I also saw a documentary about this, but it was called "A pharaoh to remember". Unfortunately in this one, the fake funeral just made the guy feel worse.
This is actually funny to me because as a child I fondly remember playing “Funeral” as one of our games.
The game consisted of players taking turns lying very still and dead in some kind of coffin or just on the floor. Then everyone else takes turns going up to your dead body and saying last words about what a good friend you were or maybe you were an ass and the world is better off without you or absolutely whatever you wanted to say, sometimes funny and sometimes true. Then maybe you throw some “flower” or something and the next kid takes a turn.
When everybody has spoke their thoughts you’re covered with blankets or pillows or whatever we had and you experience just being dead and buried, until you get bored then you get up and it’s someone else’s turn to die.
I don’t know why we played such a morbid game as kids but there you go. Maybe it’s why I’m so cynical and nihilist as a grown up.
This is fascinating. It reminds me of a line from Hamilton: "I imagine death so much it feels more like a memory". Lin-Manual Miranda has said that was the most auto biographical thing he's ever written and that he thinks his drive and positivity both come from that attitude.
I wonder if there's an easy way to replicate the exercise yourself. Perhaps every month write a letter to be read out at your funeral? One idea I had years ago but never did was to make a short video for my funeral every year where I shared my thoughts, fears and hopes and where I was in life. The idea was I could look back in future and see how far I'd come, but that it would also be useful exercise at the time.
I'm also a big fan of reading out my favourite quotes. If you're not sure what to say for your funeral then try to imagine yourself saying them, what do they say and where would you want them read out? A bit like a funeral speech, but a little more personal.
As part of many meditation process and spiritual practices in Hinduism and Budhism, visualization of your own death is very common. And it is usually called Death Mediation which is designed to teach you the impermanence of the our own existence and true nature of the World.

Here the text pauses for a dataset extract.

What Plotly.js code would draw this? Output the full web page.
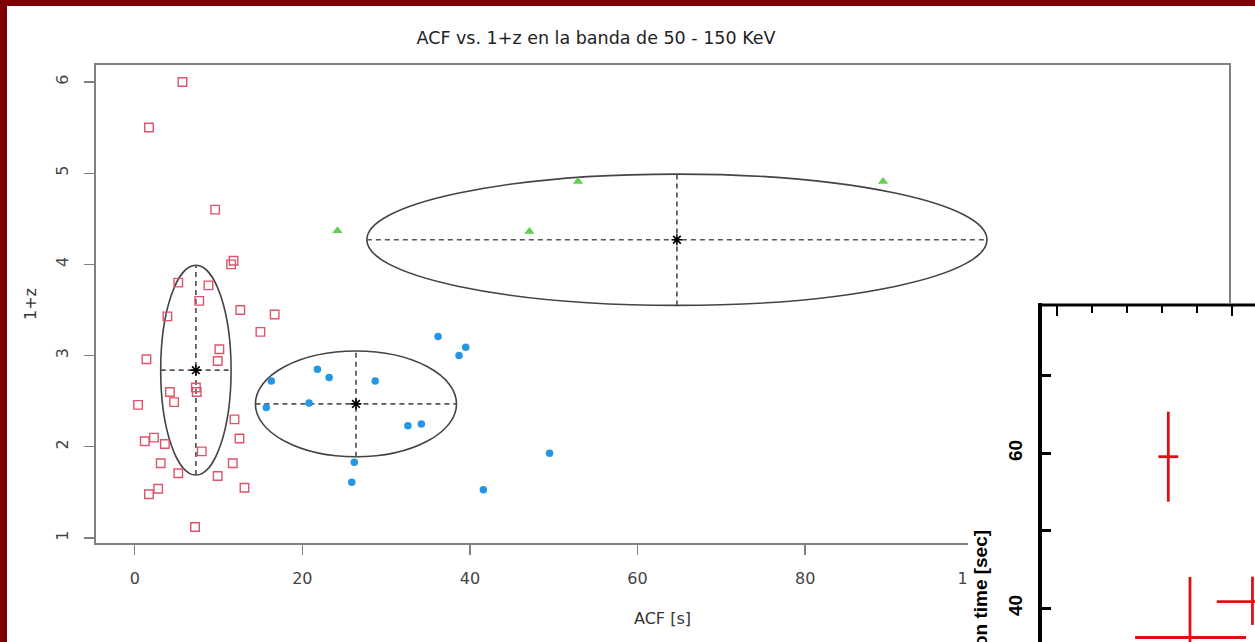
<!DOCTYPE html>
<html>
<head>
<meta charset="utf-8">
<script src="https://cdn.plot.ly/plotly-3.0.1.min.js"></script>
<style>
html,body{margin:0;padding:0;background:#fff;}
#chart{width:1255px;height:642px;}
</style>
</head>
<body>
<div id="chart"></div>
<script>
// ---- Main chart data: ACF [s] vs 1+z ----
var redX = [5.7, 1.7, 9.6, 11.5, 11.8, 5.2, 8.8, 7.7, 3.9, 12.6, 16.7, 15.0, 1.4, 10.1, 9.9, 7.3, 7.4, 4.2, 4.7, 0.4, 11.9, 12.5, 1.2, 2.3, 3.6, 8.0, 3.1, 11.7, 5.2, 9.9, 1.7, 2.8, 13.1, 7.2];
var redY = [6.0, 5.5, 4.6, 4.0, 4.04, 3.8, 3.77, 3.6, 3.43, 3.5, 3.45, 3.26, 2.96, 3.07, 2.94, 2.65, 2.6, 2.6, 2.49, 2.46, 2.3, 2.09, 2.06, 2.1, 2.03, 1.95, 1.82, 1.82, 1.71, 1.68, 1.48, 1.54, 1.55, 1.12];

var blueX = [16.3, 15.7, 21.8, 23.2, 20.8, 28.7, 32.6, 34.2, 36.2, 39.5, 38.7, 26.2, 25.9, 49.5, 41.6];
var blueY = [2.72, 2.43, 2.85, 2.76, 2.48, 2.72, 2.23, 2.25, 3.21, 3.09, 3.0, 1.83, 1.61, 1.93, 1.53];

var greenX = [24.2, 47.1, 52.9, 89.3];
var greenY = [4.37, 4.36, 4.91, 4.91];

// ellipse centres and semi-axes (red, blue, green groups)
var ellCX = [7.3, 26.4, 64.7];
var ellCY = [2.84, 2.47, 4.27];
var ellAX = [4.2, 12.0, 37.0];
var ellAY = [1.15, 0.58, 0.72];

var xTicks = [0, 20, 40, 60, 80, 100];
var yTicks = [1, 2, 3, 4, 5, 6];

// ---- Inset data (partially visible second chart) ----
var insX = [1.636, 1.76, 2.117];
var insY = [59.56, 36.23, 40.85];
var insXErrPlus = [0.057, 0.32, 0.204];
var insXErrMinus = [0.057, 0.314, 0.204];
var insYErrPlus = [5.81, 7.81, 3.23];
var insYErrMinus = [5.81, 7.81, 3.0];
var insYTicks = [40, 60];
var insYMinor = [50, 70];
var insXTicks = [1, 2];
var insXMinor = [1.2, 1.4, 1.6, 1.8];

// ---- helpers: pixel -> paper ----
var W = 1255, H = 642;
function px(x){ return x / W; }
function py(y){ return 1 - y / H; }

var font = 'DejaVu Sans, Verdana, sans-serif';
var insFont = 'Liberation Sans, Arial, sans-serif';

var traces = [
  {x: redX, y: redY, type: 'scatter', mode: 'markers', xaxis: 'x', yaxis: 'y',
   marker: {symbol: 'square-open', size: 8.5, color: '#DF536B', line: {width: 1.4, color: '#DF536B'}}, showlegend: false},
  {x: blueX, y: blueY, type: 'scatter', mode: 'markers', xaxis: 'x', yaxis: 'y',
   marker: {symbol: 'circle', size: 7.5, color: '#2297E6'}, showlegend: false},
  {x: greenX, y: greenY, type: 'scatter', mode: 'markers', xaxis: 'x', yaxis: 'y',
   marker: {symbol: 'triangle-up', size: 9, color: '#61D04F'}, showlegend: false},
  {x: ellCX, y: ellCY, type: 'scatter', mode: 'markers', xaxis: 'x', yaxis: 'y',
   marker: {symbol: 'asterisk-open', size: 9, color: '#000', line: {width: 1.6, color: '#000'}}, showlegend: false},
  {x: insX, y: insY, type: 'scatter', mode: 'markers', xaxis: 'x2', yaxis: 'y2',
   marker: {size: 1, opacity: 0, color: '#e01010'}, showlegend: false,
   error_x: {type: 'data', symmetric: false, array: insXErrPlus, arrayminus: insXErrMinus, color: '#e01010', thickness: 2.8, width: 0},
   error_y: {type: 'data', symmetric: false, array: insYErrPlus, arrayminus: insYErrMinus, color: '#e01010', thickness: 2.8, width: 0}}
];

var shapes = [];
for (var i = 0; i < ellCX.length; i++) {
  shapes.push({type: 'circle', xref: 'x', yref: 'y', layer: 'below',
    x0: ellCX[i] - ellAX[i], x1: ellCX[i] + ellAX[i], y0: ellCY[i] - ellAY[i], y1: ellCY[i] + ellAY[i],
    line: {color: '#444', width: 1.6}});
  shapes.push({type: 'line', xref: 'x', yref: 'y', layer: 'below',
    x0: ellCX[i] - ellAX[i], x1: ellCX[i] + ellAX[i], y0: ellCY[i], y1: ellCY[i],
    line: {color: '#555', width: 1.7, dash: '5px,4px'}});
  shapes.push({type: 'line', xref: 'x', yref: 'y', layer: 'below',
    x0: ellCX[i], x1: ellCX[i], y0: ellCY[i] - ellAY[i], y1: ellCY[i] + ellAY[i],
    line: {color: '#555', width: 1.7, dash: '5px,4px'}});
}
// slide border (dark red) and inset top frame line
shapes.push({type: 'rect', xref: 'paper', yref: 'paper', layer: 'above', x0: 0, x1: 1, y0: py(6), y1: 1, fillcolor: '#7d0000', line: {width: 0}});
shapes.push({type: 'rect', xref: 'paper', yref: 'paper', layer: 'above', x0: 0, x1: px(7), y0: 0, y1: 1, fillcolor: '#7d0000', line: {width: 0}});
shapes.push({type: 'line', xref: 'paper', yref: 'paper', layer: 'above', x0: px(1038), x1: 1, y0: py(305), y1: py(305), line: {color: '#000', width: 3}});

var layout = {
  width: W, height: H,
  margin: {l: 0, r: 0, t: 0, b: 0},
  paper_bgcolor: '#ffffff',
  plot_bgcolor: '#ffffff',
  showlegend: false,
  title: {text: 'ACF vs. 1+z en la banda de 50 - 150 KeV', x: px(596), xanchor: 'center', xref: 'paper',
          y: py(38), yanchor: 'middle', yref: 'paper', font: {family: font, size: 17.5, color: '#222'}},
  xaxis: {domain: [px(96), px(1229)], range: [-4.62, 130.58], anchor: 'y',
          tickmode: 'array', tickvals: xTicks, ticks: 'outside', ticklen: 10, tickwidth: 1.3, tickcolor: '#808080',
          showline: true, mirror: true, linecolor: '#808080', linewidth: 1.6, showgrid: false, zeroline: false,
          tickfont: {family: font, size: 16, color: '#444'}, ticklabelstandoff: 10,
          title: {text: 'ACF [s]', font: {family: font, size: 16, color: '#333'}, standoff: 26}},
  yaxis: {domain: [py(543), py(65)], range: [0.945, 6.186], anchor: 'x',
          tickmode: 'array', tickvals: yTicks, ticks: 'outside', ticklen: 10, tickwidth: 1.3, tickcolor: '#808080',
          showline: true, mirror: true, linecolor: '#808080', linewidth: 1.6, showgrid: false, zeroline: false,
          tickangle: -90, tickfont: {family: font, size: 16, color: '#444'}, ticklabelstandoff: 10,
          title: {text: '1+z', font: {family: font, size: 16, color: '#333'}, standoff: 12}},
  xaxis2: {domain: [px(968), 1], range: [0.4914, 2.1314], anchor: 'free', position: py(305), side: 'top',
           showline: false, showgrid: false, zeroline: false, showticklabels: false,
           tickmode: 'array', tickvals: insXTicks, ticks: 'inside', ticklen: 10, tickwidth: 2.5, tickcolor: '#000',
           minor: {tickmode: 'array', tickvals: insXMinor, ticks: 'inside', ticklen: 7, tickwidth: 2.5, tickcolor: '#000', showgrid: false}},
  yaxis2: {domain: [0, py(303)], range: [35.65, 79.39], anchor: 'free', position: px(1040),
           showline: true, linecolor: '#000', linewidth: 4, showgrid: false, zeroline: false,
           tickmode: 'array', tickvals: insYTicks, ticks: 'inside', ticklen: 9, tickwidth: 3, tickcolor: '#000',
           minor: {tickmode: 'array', tickvals: insYMinor, ticks: 'inside', ticklen: 9, tickwidth: 3, tickcolor: '#000', showgrid: false},
           tickangle: -90, tickfont: {family: insFont, size: 19, color: '#000', weight: 'bold'}, ticklabelstandoff: 8},
  shapes: shapes,
  annotations: [
    {text: 'Duration time [sec]', textangle: -90, xref: 'paper', yref: 'paper', x: px(980), y: py(528),
     xanchor: 'center', yanchor: 'top', showarrow: false,
     font: {family: insFont, size: 19, color: '#000', weight: 'bold'}}
  ]
};

Plotly.newPlot('chart', traces, layout, {displayModeBar: false, staticPlot: true});
</script>
</body>
</html>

“ Wie Tausende von seinesgleichen, machte er es aus der Vorstellung, dass ihm zu jeder Stunde der Weg in den Tod offen stehe, nicht bloß ein jugendlich-melancholisches Phantasiespiel, sondern baute sich aus ebendiesem Gedanken einen Trost und eine Stütze.”
Excerpt from “Traktat vom Steppenwolf”[0] by Herman Hesse.
Paraphrasing: Like thousands of his kind, he [der Selbstmörder “he who commuts suicide”] doesn’t just use the idea that the door to his death is open at any time as a youthful and melancholic phantasy, but as consolation and a crutch.
Avoid the use of social media for a month or more and it will have the same effect. Well, not exactly the same effect, but it will feel like you are observing and interacting with the world like a ghost would.
This has been an enjoyable, cathartic thread to read. I really vibe with the "memento mori" concept.
One thing I'll add that I ran across is a short discussion between David Lynch and Harry Dean Stanton discussing life, and "how they want to be remembered"
(SPOILER on bottom of post.)
> Ben X is a 2007 Belgian-Dutch drama film based on the novel Nothing Was All He Said (Dutch: Niets Was Alles Wat Hij Zei) by Nic Balthazar, who also directed the film.[4] The film is about a boy with Asperger syndrome (played by Greg Timmermans) who retreats into the fantasy world of the MMORPG ArchLord to escape bullying. The film's title is a reference to the leet version of the Dutch phrase "(ik) ben niks", meaning "(I) am nothing".
> The novel was inspired by the true story of a boy with autism who committed suicide because of bullying
There is also a Swedish remake (2013):
> Erik Leijonborg adapted the film into a Swedish-language remake, IRL.
[SPOILER]The reason it reminds me of that movie, is because Ben's death is faked to teach his bullies a (life) lesson.[/SPOILER]
Back when I watched it (it hit a spot), I did not play either MMORPGs nor did I know I had autism. Now I know I have autism, and I played MMORPGs.